GIVEN PROBLEM
Images are not part of the copy; transcribe all the data exactly.

○ ○ ○ ○ ○

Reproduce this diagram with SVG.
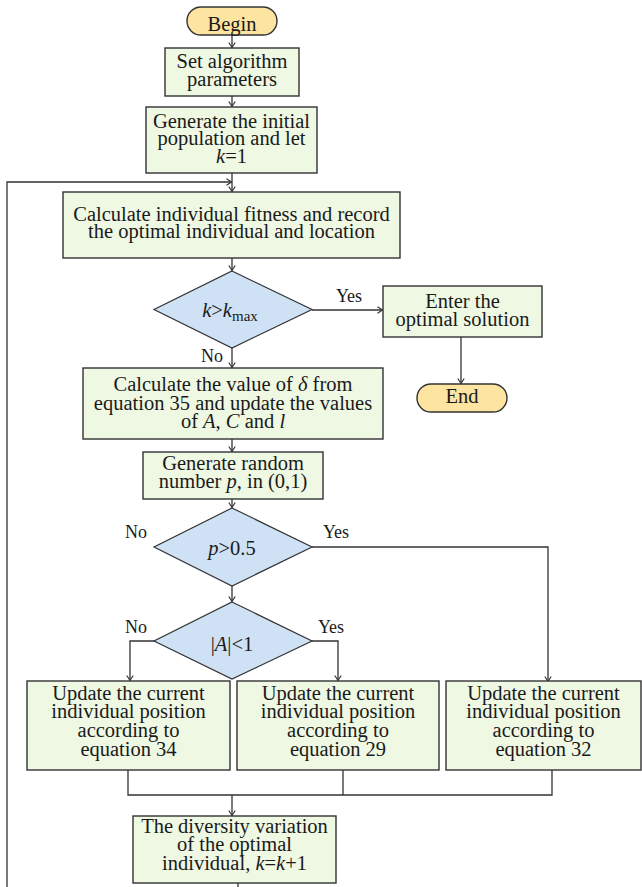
<svg xmlns="http://www.w3.org/2000/svg" width="642" height="887" viewBox="0 0 642 887">
<style>
  .box { fill: #eff8e3; stroke: #333333; stroke-width: 1.4; }
  .dia { fill: #cfe1f4; stroke: #333333; stroke-width: 1.2; }
  .pill { fill: #fde4a0; stroke: #333333; stroke-width: 1.4; }
  .t { font-family: "Liberation Serif", "Times New Roman", serif; font-size: 20.5px; fill: #1a1a1a; text-anchor: middle; }
  .lbl { font-family: "Liberation Serif", "Times New Roman", serif; font-size: 18px; fill: #1a1a1a; text-anchor: middle; }
  .i { font-style: italic; }
  .c { fill: none; stroke: #333333; stroke-width: 1.3; }
</style>
<defs>
  <marker id="ah" viewBox="-6 -4 7 8" refX="0" refY="0" markerWidth="7" markerHeight="8" markerUnits="userSpaceOnUse" orient="auto">
    <path d="M-5,-3.2 L0,0 L-5,3.2" fill="none" stroke="#333333" stroke-width="1.2"/>
  </marker>
</defs>

<g id="connectors">
  <line class="c" x1="232" y1="35" x2="232" y2="47.5" marker-end="url(#ah)"/>
  <line class="c" x1="232" y1="96" x2="232" y2="106.5" marker-end="url(#ah)"/>
  <line class="c" x1="232" y1="173" x2="232" y2="191.5" marker-end="url(#ah)"/>
  <polyline class="c" points="238,883 238,887"/>
  <polyline class="c" points="7,887 7,182 231.5,182" marker-end="url(#ah)"/>
  <line class="c" x1="232" y1="258" x2="232" y2="270.5" marker-end="url(#ah)"/>
  <line class="c" x1="312" y1="310" x2="382.5" y2="310" marker-end="url(#ah)"/>
  <line class="c" x1="461" y1="337" x2="461" y2="383.5" marker-end="url(#ah)"/>
  <line class="c" x1="232" y1="348" x2="232" y2="367.5" marker-end="url(#ah)"/>
  <line class="c" x1="232" y1="439" x2="232" y2="451.5" marker-end="url(#ah)"/>
  <line class="c" x1="232" y1="499" x2="232" y2="507.5" marker-end="url(#ah)"/>
  <polyline class="c" points="312,547 548,547 548,681.5" marker-end="url(#ah)"/>
  <line class="c" x1="232" y1="586" x2="232" y2="601.5" marker-end="url(#ah)"/>
  <polyline class="c" points="154,641 130,641 130,680.5" marker-end="url(#ah)"/>
  <polyline class="c" points="312,641 338,641 338,680.5" marker-end="url(#ah)"/>
  <polyline class="c" points="128,770 128,795 552,795 552,770"/>
  <line class="c" x1="343" y1="770" x2="343" y2="795"/>
  <line class="c" x1="232" y1="795" x2="232" y2="815.5" marker-end="url(#ah)"/>
</g>

<g id="begin">
  <rect class="pill" x="187" y="7" width="90" height="28" rx="14" ry="14"/>
  <text class="t" x="232" y="30.5">Begin</text>
</g>

<g id="set-params">
  <rect class="box" x="165" y="48" width="134" height="48"/>
  <text class="t" x="232" y="68">Set algorithm</text>
  <text class="t" x="232" y="86">parameters</text>
</g>

<g id="init-pop">
  <rect class="box" x="146" y="107" width="171" height="66"/>
  <text class="t" x="231.5" y="128">Generate the initial</text>
  <text class="t" x="231.5" y="145">population and let</text>
  <text class="t" x="231.5" y="163"><tspan class="i">k</tspan>=1</text>
</g>

<g id="fitness">
  <rect class="box" x="63" y="192" width="337" height="66"/>
  <text class="t" x="231.5" y="221">Calculate individual fitness and record</text>
  <text class="t" x="231.5" y="238">the optimal individual and location</text>
</g>

<g id="cond-kmax">
  <polygon class="dia" points="232,271 312,309.5 232,348 154,309.5"/>
  <text class="t" x="230" y="317"><tspan class="i">k</tspan>&gt;<tspan class="i">k</tspan><tspan font-size="15px" dy="4">max</tspan></text>
  <text class="lbl" x="349" y="302">Yes</text>
  <text class="lbl" x="212" y="362">No</text>
</g>

<g id="enter-opt">
  <rect class="box" x="383" y="286" width="159" height="51"/>
  <text class="t" x="462.5" y="308">Enter the</text>
  <text class="t" x="462.5" y="326">optimal solution</text>
</g>

<g id="end">
  <rect class="pill" x="417" y="384" width="90" height="28" rx="14" ry="14"/>
  <text class="t" x="462" y="403">End</text>
</g>

<g id="calc-delta">
  <rect class="box" x="83" y="368" width="300" height="71"/>
  <text class="t" x="233" y="391">Calculate the value of <tspan class="i">δ</tspan> from</text>
  <text class="t" x="233" y="409.5">equation 35 and update the values</text>
  <text class="t" x="233" y="428">of <tspan class="i">A</tspan>, <tspan class="i">C</tspan> and <tspan class="i">l</tspan></text>
</g>

<g id="rand-p">
  <rect class="box" x="143" y="452" width="180" height="47"/>
  <text class="t" x="233" y="470">Generate random</text>
  <text class="t" x="233" y="488">number <tspan class="i">p</tspan>, in (0,1)</text>
</g>

<g id="cond-p">
  <polygon class="dia" points="232,508 312,547 232,586 154,547"/>
  <text class="t" x="232" y="555"><tspan class="i">p</tspan>&gt;0.5</text>
  <text class="lbl" x="136" y="538">No</text>
  <text class="lbl" x="336" y="538">Yes</text>
</g>

<g id="cond-a">
  <polygon class="dia" points="232,602 312,641 232,679 154,641"/>
  <text class="t" x="232" y="651">|<tspan class="i">A</tspan>|&lt;1</text>
  <text class="lbl" x="136" y="633">No</text>
  <text class="lbl" x="331" y="633">Yes</text>
</g>

<g id="update-34">
  <rect class="box" x="27" y="681" width="203" height="89"/>
  <text class="t" x="128.5" y="700">Update the current</text>
  <text class="t" x="128.5" y="718">individual position</text>
  <text class="t" x="128.5" y="737">according to</text>
  <text class="t" x="128.5" y="756">equation 34</text>
</g>

<g id="update-29">
  <rect class="box" x="237" y="681" width="202" height="89"/>
  <text class="t" x="338" y="700">Update the current</text>
  <text class="t" x="338" y="718">individual position</text>
  <text class="t" x="338" y="737">according to</text>
  <text class="t" x="338" y="756">equation 29</text>
</g>

<g id="update-32">
  <rect class="box" x="446" y="681" width="195" height="89"/>
  <text class="t" x="543.5" y="700">Update the current</text>
  <text class="t" x="543.5" y="718">individual position</text>
  <text class="t" x="543.5" y="737">according to</text>
  <text class="t" x="543.5" y="756">equation 32</text>
</g>

<g id="diversity">
  <rect class="box" x="133" y="816" width="203" height="67"/>
  <text class="t" x="234.5" y="833">The diversity variation</text>
  <text class="t" x="234.5" y="851">of the optimal</text>
  <text class="t" x="234.5" y="870">individual, <tspan class="i">k</tspan>=<tspan class="i">k</tspan>+1</text>
</g>
</svg>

○ ○ ○ ○ ○

RESPONSE TO THE EXERCISE
Reproduce this diagram with SVG.
<svg xmlns="http://www.w3.org/2000/svg" width="642" height="887" viewBox="0 0 642 887">
<style>
  .box { fill: #eff8e3; stroke: #333333; stroke-width: 1.4; }
  .dia { fill: #cfe1f4; stroke: #333333; stroke-width: 1.2; }
  .pill { fill: #fde4a0; stroke: #333333; stroke-width: 1.4; }
  .t { font-family: "Liberation Serif", "Times New Roman", serif; font-size: 20.5px; fill: #1a1a1a; text-anchor: middle; }
  .lbl { font-family: "Liberation Serif", "Times New Roman", serif; font-size: 18px; fill: #1a1a1a; text-anchor: middle; }
  .i { font-style: italic; }
  .c { fill: none; stroke: #333333; stroke-width: 1.3; }
</style>
<defs>
  <marker id="ah" viewBox="-6 -4 7 8" refX="0" refY="0" markerWidth="7" markerHeight="8" markerUnits="userSpaceOnUse" orient="auto">
    <path d="M-5,-3.2 L0,0 L-5,3.2" fill="none" stroke="#333333" stroke-width="1.2"/>
  </marker>
</defs>

<g id="connectors">
  <line class="c" x1="232" y1="35" x2="232" y2="47.5" marker-end="url(#ah)"/>
  <line class="c" x1="232" y1="96" x2="232" y2="106.5" marker-end="url(#ah)"/>
  <line class="c" x1="232" y1="173" x2="232" y2="191.5" marker-end="url(#ah)"/>
  <polyline class="c" points="238,883 238,887"/>
  <polyline class="c" points="7,887 7,182 231.5,182" marker-end="url(#ah)"/>
  <line class="c" x1="232" y1="258" x2="232" y2="270.5" marker-end="url(#ah)"/>
  <line class="c" x1="312" y1="310" x2="382.5" y2="310" marker-end="url(#ah)"/>
  <line class="c" x1="461" y1="337" x2="461" y2="383.5" marker-end="url(#ah)"/>
  <line class="c" x1="232" y1="348" x2="232" y2="367.5" marker-end="url(#ah)"/>
  <line class="c" x1="232" y1="439" x2="232" y2="451.5" marker-end="url(#ah)"/>
  <line class="c" x1="232" y1="499" x2="232" y2="507.5" marker-end="url(#ah)"/>
  <polyline class="c" points="312,547 548,547 548,681.5" marker-end="url(#ah)"/>
  <line class="c" x1="232" y1="586" x2="232" y2="601.5" marker-end="url(#ah)"/>
  <polyline class="c" points="154,641 130,641 130,680.5" marker-end="url(#ah)"/>
  <polyline class="c" points="312,641 338,641 338,680.5" marker-end="url(#ah)"/>
  <polyline class="c" points="128,770 128,795 552,795 552,770"/>
  <line class="c" x1="343" y1="770" x2="343" y2="795"/>
  <line class="c" x1="232" y1="795" x2="232" y2="815.5" marker-end="url(#ah)"/>
</g>

<g id="begin">
  <rect class="pill" x="187" y="7" width="90" height="28" rx="14" ry="14"/>
  <text class="t" x="232" y="30.5">Begin</text>
</g>

<g id="set-params">
  <rect class="box" x="165" y="48" width="134" height="48"/>
  <text class="t" x="232" y="68">Set algorithm</text>
  <text class="t" x="232" y="86">parameters</text>
</g>

<g id="init-pop">
  <rect class="box" x="146" y="107" width="171" height="66"/>
  <text class="t" x="231.5" y="128">Generate the initial</text>
  <text class="t" x="231.5" y="145">population and let</text>
  <text class="t" x="231.5" y="163"><tspan class="i">k</tspan>=1</text>
</g>

<g id="fitness">
  <rect class="box" x="63" y="192" width="337" height="66"/>
  <text class="t" x="231.5" y="221">Calculate individual fitness and record</text>
  <text class="t" x="231.5" y="238">the optimal individual and location</text>
</g>

<g id="cond-kmax">
  <polygon class="dia" points="232,271 312,309.5 232,348 154,309.5"/>
  <text class="t" x="230" y="317"><tspan class="i">k</tspan>&gt;<tspan class="i">k</tspan><tspan font-size="15px" dy="4">max</tspan></text>
  <text class="lbl" x="349" y="302">Yes</text>
  <text class="lbl" x="212" y="362">No</text>
</g>

<g id="enter-opt">
  <rect class="box" x="383" y="286" width="159" height="51"/>
  <text class="t" x="462.5" y="308">Enter the</text>
  <text class="t" x="462.5" y="326">optimal solution</text>
</g>

<g id="end">
  <rect class="pill" x="417" y="384" width="90" height="28" rx="14" ry="14"/>
  <text class="t" x="462" y="403">End</text>
</g>

<g id="calc-delta">
  <rect class="box" x="83" y="368" width="300" height="71"/>
  <text class="t" x="233" y="391">Calculate the value of <tspan class="i">δ</tspan> from</text>
  <text class="t" x="233" y="409.5">equation 35 and update the values</text>
  <text class="t" x="233" y="428">of <tspan class="i">A</tspan>, <tspan class="i">C</tspan> and <tspan class="i">l</tspan></text>
</g>

<g id="rand-p">
  <rect class="box" x="143" y="452" width="180" height="47"/>
  <text class="t" x="233" y="470">Generate random</text>
  <text class="t" x="233" y="488">number <tspan class="i">p</tspan>, in (0,1)</text>
</g>

<g id="cond-p">
  <polygon class="dia" points="232,508 312,547 232,586 154,547"/>
  <text class="t" x="232" y="555"><tspan class="i">p</tspan>&gt;0.5</text>
  <text class="lbl" x="136" y="538">No</text>
  <text class="lbl" x="336" y="538">Yes</text>
</g>

<g id="cond-a">
  <polygon class="dia" points="232,602 312,641 232,679 154,641"/>
  <text class="t" x="232" y="651">|<tspan class="i">A</tspan>|&lt;1</text>
  <text class="lbl" x="136" y="633">No</text>
  <text class="lbl" x="331" y="633">Yes</text>
</g>

<g id="update-34">
  <rect class="box" x="27" y="681" width="203" height="89"/>
  <text class="t" x="128.5" y="700">Update the current</text>
  <text class="t" x="128.5" y="718">individual position</text>
  <text class="t" x="128.5" y="737">according to</text>
  <text class="t" x="128.5" y="756">equation 34</text>
</g>

<g id="update-29">
  <rect class="box" x="237" y="681" width="202" height="89"/>
  <text class="t" x="338" y="700">Update the current</text>
  <text class="t" x="338" y="718">individual position</text>
  <text class="t" x="338" y="737">according to</text>
  <text class="t" x="338" y="756">equation 29</text>
</g>

<g id="update-32">
  <rect class="box" x="446" y="681" width="195" height="89"/>
  <text class="t" x="543.5" y="700">Update the current</text>
  <text class="t" x="543.5" y="718">individual position</text>
  <text class="t" x="543.5" y="737">according to</text>
  <text class="t" x="543.5" y="756">equation 32</text>
</g>

<g id="diversity">
  <rect class="box" x="133" y="816" width="203" height="67"/>
  <text class="t" x="234.5" y="833">The diversity variation</text>
  <text class="t" x="234.5" y="851">of the optimal</text>
  <text class="t" x="234.5" y="870">individual, <tspan class="i">k</tspan>=<tspan class="i">k</tspan>+1</text>
</g>
</svg>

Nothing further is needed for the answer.